If you like the book, would you do me another favor? Would you rate it on Lulu? Would you leave some feedback for me here? Or at hopesquires.com? I’d love to hear how this book touches you.

My hope for the book
I hope those of you who read the book will walk away with a renewed sense of God’s unfailing love and grace for you. I hope you’ll be encouraged in your faith journey. I hope you will experience a new (or renewed) excitement for pursuing a relationship with God. And I hope the book will fill you with God’s light.

Together, you and I can be bearers of the light. We live in a broken world, and it is easy to feel overcome by the strife and despair and sorrow and violence in this world. Yesterday morning, the morning after Ferguson erupted in fresh riots, I was out running with my dog. Two chickadees dropped to the road from a high limb of a tree, hitting the pavement with a loud “thwack.” I thought they might be babies falling from a nest, but they were full-grown and in full fight mode. Their battle made me despair, “If even the birds are at war with one another, what hope is there for humans to heal their differences?”

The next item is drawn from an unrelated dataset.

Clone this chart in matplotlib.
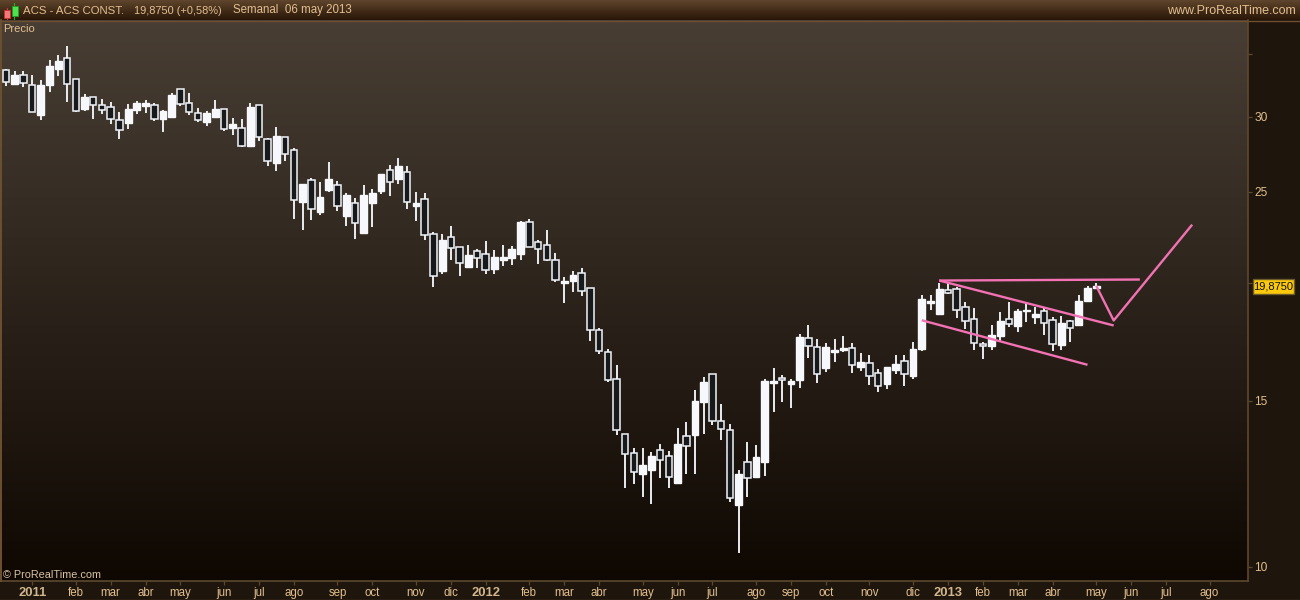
#%%
# ACS weekly candles, ProRealTime look
import numpy as np
import matplotlib
matplotlib.use('Agg')
import matplotlib.pyplot as plt
from matplotlib.patches import Rectangle

plt.rcParams['font.family'] = ['Liberation Sans', 'DejaVu Sans']

#%%
# weekly prices, oldest first
opens = [33.62, 32.51, 33.22, 32.41, 30.16, 32.44, 33.73, 34.61, 32.89, 30.58,
         31.47, 30.85, 30.71, 29.76, 29.56, 30.51, 30.81, 30.85, 29.85, 30.00,
         32.09, 31.00, 30.26, 29.63, 30.00, 30.56, 29.20, 29.18, 27.94, 30.85,
         28.41, 26.81, 28.55, 27.66, 24.38, 25.70, 23.79, 25.10, 25.39, 23.56,
         24.30, 22.60, 24.32, 25.04, 26.34, 25.78, 26.21, 24.15, 24.54, 22.53,
         20.60, 22.37, 21.82, 20.80, 21.61, 21.45, 20.70, 21.16, 21.26, 21.47,
         23.20, 22.10, 21.93, 21.14, 20.00, 20.10, 20.48, 19.75, 17.83, 16.90,
         15.82, 13.83, 13.20, 12.56, 12.68, 13.30, 13.11, 12.28, 13.77, 13.81,
         14.97, 16.01, 14.27, 13.97, 11.64, 12.92, 12.46, 12.93, 15.67, 15.86,
         15.63, 15.79, 17.48, 17.10, 16.26, 16.91, 16.98, 17.06, 16.30, 16.45,
         16.05, 15.63, 16.18, 16.53, 15.94, 17.03, 19.05, 18.55, 19.65, 19.70,
         18.85, 18.31, 17.24, 17.16, 17.58, 18.31, 18.02, 18.67, 18.41, 18.67,
         18.27, 17.20, 18.22, 18.06, 19.14, 19.78]
highs = [33.73, 33.57, 33.57, 33.24, 32.83, 34.47, 34.89, 35.67, 32.89, 31.73,
         31.47, 31.34, 31.11, 30.36, 30.96, 31.18, 31.26, 31.03, 30.51, 31.81,
         32.12, 31.81, 30.66, 30.43, 31.26, 30.58, 29.93, 29.85, 31.03, 30.85,
         28.50, 29.27, 28.55, 27.80, 25.47, 25.83, 25.58, 26.88, 25.66, 24.92,
         24.62, 25.41, 25.16, 26.10, 26.68, 27.14, 26.62, 24.98, 24.92, 22.66,
         22.55, 22.99, 21.82, 21.95, 21.73, 22.17, 21.68, 21.95, 21.90, 23.27,
         23.39, 22.22, 22.77, 21.52, 20.30, 20.60, 20.75, 19.77, 17.93, 17.03,
         16.38, 13.83, 13.38, 13.38, 13.25, 13.51, 13.28, 14.05, 14.25, 15.41,
         15.90, 16.01, 14.89, 14.18, 12.68, 13.57, 13.47, 15.83, 16.26, 15.98,
         15.83, 17.67, 18.06, 17.45, 17.28, 17.45, 17.58, 17.28, 16.87, 16.79,
         16.22, 16.30, 16.79, 16.79, 17.33, 19.43, 19.43, 20.00, 20.00, 19.81,
         19.10, 18.82, 17.33, 18.06, 18.64, 19.10, 18.78, 19.05, 18.87, 18.82,
         18.41, 18.46, 18.28, 19.43, 19.86, 20.00]
lows = [32.36, 32.44, 32.28, 30.38, 29.78, 31.88, 33.15, 31.11, 30.36, 30.43,
        29.85, 30.22, 29.49, 28.43, 29.13, 30.22, 30.29, 29.71, 28.92, 29.93,
        30.81, 30.16, 29.63, 29.34, 30.00, 28.99, 28.71, 27.88, 27.88, 28.29,
        26.61, 26.30, 26.95, 23.39, 22.77, 23.33, 23.62, 24.98, 23.85, 22.99,
        22.27, 22.60, 22.94, 24.86, 24.74, 25.47, 23.97, 23.27, 22.22, 19.81,
        20.45, 21.16, 20.35, 20.75, 20.75, 20.45, 20.45, 20.85, 20.90, 21.16,
        21.84, 20.95, 21.10, 20.05, 19.05, 19.57, 19.38, 17.37, 16.83, 15.71,
        13.81, 12.13, 12.25, 11.87, 11.66, 12.43, 12.13, 12.25, 12.56, 12.56,
        13.85, 14.15, 13.64, 11.72, 10.35, 11.87, 12.43, 12.50, 14.61, 14.97,
        14.75, 15.49, 16.66, 15.67, 16.10, 16.50, 16.91, 16.06, 16.14, 15.60,
        15.34, 15.45, 16.02, 15.56, 15.83, 16.95, 18.73, 18.55, 19.48, 18.37,
        17.88, 16.99, 16.62, 16.99, 17.33, 17.97, 17.75, 18.19, 18.10, 17.62,
        16.95, 16.99, 17.33, 18.06, 19.14, 19.77]
closes = [32.69, 33.24, 32.62, 30.38, 32.44, 33.97, 34.39, 32.53, 30.46, 31.49,
          30.90, 30.53, 29.87, 29.08, 30.58, 31.03, 31.03, 29.85, 30.43, 31.65,
          30.96, 30.38, 29.80, 30.26, 30.58, 29.13, 29.49, 27.97, 30.73, 28.58,
          26.96, 28.64, 27.43, 24.52, 25.47, 23.93, 24.68, 25.78, 24.15, 24.80,
          23.18, 24.80, 24.92, 26.10, 25.61, 26.62, 24.40, 24.32, 22.51, 20.36,
          22.22, 21.80, 21.02, 21.42, 21.28, 20.66, 21.32, 21.32, 21.73, 23.22,
          21.85, 21.75, 21.18, 20.17, 20.10, 20.40, 19.63, 17.85, 16.96, 15.80,
          13.96, 13.19, 12.60, 12.83, 13.12, 12.97, 12.47, 13.51, 13.42, 15.00,
          15.71, 14.29, 13.99, 11.82, 12.56, 12.44, 13.09, 15.75, 15.75, 15.78,
          15.74, 17.54, 17.17, 16.00, 17.11, 16.99, 17.07, 16.38, 16.50, 15.94,
          15.56, 16.30, 16.42, 16.02, 17.03, 19.24, 19.14, 19.72, 19.54, 18.72,
          18.22, 17.27, 17.13, 17.62, 18.24, 18.10, 18.69, 18.73, 18.55, 18.16,
          17.24, 18.15, 17.94, 19.14, 19.77, 19.875]

# x axis: week number of each label
month_weeks = [3, 8, 12, 16, 20, 25, 29, 33, 38, 42, 47, 51, 55, 60, 64, 68, 73, 77,
               81, 86, 90, 94, 99, 104, 108, 112, 116, 120, 125, 129, 133, 138]
month_names = ['2011', 'feb', 'mar', 'abr', 'may', 'jun', 'jul', 'ago', 'sep', 'oct',
               'nov', 'dic', '2012', 'feb', 'mar', 'abr', 'may', 'jun', 'jul', 'ago',
               'sep', 'oct', 'nov', 'dic', '2013', 'feb', 'mar', 'abr', 'may', 'jun',
               'jul', 'ago']
price_ticks = [10, 15, 20, 25, 30, 35]
price_labels = ['10', '15', '', '25', '30', '']

# hand drawn lines: (weeks, prices)
line_flat = ([107, 130], [20.12, 20.17])
line_upper = ([107, 127], [20.12, 18.03])
line_lower = ([105, 124], [18.26, 16.38])
line_move = ([125, 127, 136], [19.86, 18.25, 23.06])

#%%
BG_RIGHT = '#1e150c'
TXT = '#e2bf90'
EDGE = '#5c482f'
PINK = '#f272b4'

fig = plt.figure(figsize=(13, 6), dpi=100, facecolor=BG_RIGHT)

def px_axes(x0, y0, x1, y1, **kw):
    # axes from pixel box, y measured from the top
    return fig.add_axes([x0 / 1300, 1 - y1 / 600, (x1 - x0) / 1300, (y1 - y0) / 600], **kw)

# header band
hd = px_axes(0, 0, 1300, 20)
hd.imshow(np.linspace(0, 1, 20).reshape(-1, 1, 1) * np.array([[[0x2a - 0x5e, 0x17 - 0x44, 0x08 - 0x2b]]]) / 255
          + np.array([[[0x5e, 0x44, 0x2b]]]) / 255, aspect='auto')
hd.axis('off')

# plot background
bg = px_axes(2, 20, 1248, 581)
bg.imshow(np.linspace(0, 1, 256).reshape(-1, 1, 1) * np.array([[[0x0f - 0x48, 0x08 - 0x3e, 0x02 - 0x34]]]) / 255
          + np.array([[[0x48, 0x3e, 0x34]]]) / 255, aspect='auto')
bg.axis('off')

ax = px_axes(2, 20, 1248, 581, facecolor='none')
ax.set_yscale('log')
ax.set_xlim(-0.46, 142.4)
ax.set_ylim(9.664, 38.0)

#%%
# candles
weeks = np.arange(len(closes))
o = np.array(opens)
c = np.array(closes)
up = c >= o
ax.vlines(weeks, lows, highs, color='#f0f4fa', lw=1.35, zorder=2)
body_lo = np.minimum(o, c)
body_hi = np.maximum(o, c)
ax.bar(weeks[up], body_hi[up] - body_lo[up], bottom=body_lo[up], width=0.78,
       color='#f6f8fb', edgecolor='#f6f8fb', lw=1.0, zorder=3)
ax.bar(weeks[~up], body_hi[~up] - body_lo[~up], bottom=body_lo[~up], width=0.74,
       color='#17191b', edgecolor='#f0f4fa', lw=1.1, zorder=3)

# hand drawn lines
for xs, ys in [line_flat, line_upper, line_lower, line_move]:
    ax.plot(xs, ys, color=PINK, lw=1.7, zorder=4, solid_capstyle='butt')

#%%
# axes
for s in ['top', 'left']:
    ax.spines[s].set_visible(False)
for s in ['right', 'bottom']:
    ax.spines[s].set_color(EDGE)
    ax.spines[s].set_linewidth(1.2)

ax.yaxis.tick_right()
ax.set_yticks(price_ticks)
ax.set_yticklabels(price_labels)
ax.minorticks_off()
ax.tick_params(axis='y', which='major', length=3, width=0.9, color=EDGE, labelcolor=TXT,
               labelsize=8.6, pad=1.5)
ax.set_xticks(month_weeks)
ax.set_xticklabels(month_names)
ax.tick_params(axis='x', length=3, width=0.9, color=EDGE, labelcolor=TXT, labelsize=8.3, pad=1)
for lab in ax.get_xticklabels():
    if lab.get_text().startswith('20'):
        lab.set_fontweight('bold')
        lab.set_fontsize(9.4)
        lab.set_color('#d2b78e')

#%%
# texts in pixel positions
def px_text(x, y, s, **kw):
    fig.text(x / 1300, 1 - y / 600, s, va='center', **kw)

px_text(23, 10.5, 'ACS - ACS CONST.', fontsize=8.2, color=TXT)
px_text(134, 10.5, '19,8750 (+0,58%)', fontsize=7.9, color=TXT)
px_text(233, 10.5, 'Semanal  06 may 2013', fontsize=8.3, color=TXT)
px_text(1296, 10.5, 'www.ProRealTime.com', fontsize=9, ha='right', color=TXT)
px_text(3, 28.5, 'Precio', fontsize=8, color=TXT)
px_text(3, 575.5, '© ProRealTime.com', fontsize=7.8, color='#d9c3a3')

# frame lines
fig.add_artist(plt.Line2D([0, 1], [1 - 20.5 / 600] * 2, color='#6e4f30', lw=1))
fig.add_artist(plt.Line2D([0.5 / 1300] * 2, [1 - 581 / 600, 1 - 20 / 600], color='#6e4f30', lw=1.4))
fig.add_artist(plt.Line2D([0, 1], [1 - 599.5 / 600] * 2, color=EDGE, lw=1))

# last price tag
fig.add_artist(Rectangle((1252.5 / 1300, 1 - 293.5 / 600), 41 / 1300, 14.5 / 600, transform=fig.transFigure,
                         facecolor='#fbc90c', edgecolor='#6a5a2c', lw=1, zorder=5))
fig.text(1273 / 1300, 1 - 286.5 / 600, '19,8750', ha='center', va='center', color='#101000', fontsize=8, zorder=6)

# logo icons in the header
fig.add_artist(plt.Line2D([6.5 / 1300] * 2, [1 - 19 / 600, 1 - 8 / 600], color='#e03030', lw=0.8, zorder=5))
fig.add_artist(Rectangle((3.5 / 1300, 1 - 17.5 / 600), 6 / 1300, 7 / 600, transform=fig.transFigure,
                         facecolor='#f47878', edgecolor='#c83030', lw=0.6, zorder=6))
fig.add_artist(plt.Line2D([14.5 / 1300] * 2, [1 - 19 / 600, 1 - 3 / 600], color='#20b020', lw=0.8, zorder=5))
fig.add_artist(Rectangle((11.5 / 1300, 1 - 15.5 / 600), 6 / 1300, 9 / 600, transform=fig.transFigure,
                         facecolor='#50e050', edgecolor='#20a020', lw=0.6, zorder=6))

fig.savefig('out.png', dpi=100, facecolor=fig.get_facecolor())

Yet God calls us to let our light shine and to love one another. In the days to come, may you find moments that heal the broken places inside of you, and may you encounter ways both tender and loud that shine through with the light of God’s love for us all.

Happy Thanksgiving, y’all. I hope your travels will be safe and cheerful. I hope you find yourself in the company of those you love. I hope your bellies and your hearts will be filled with all good things.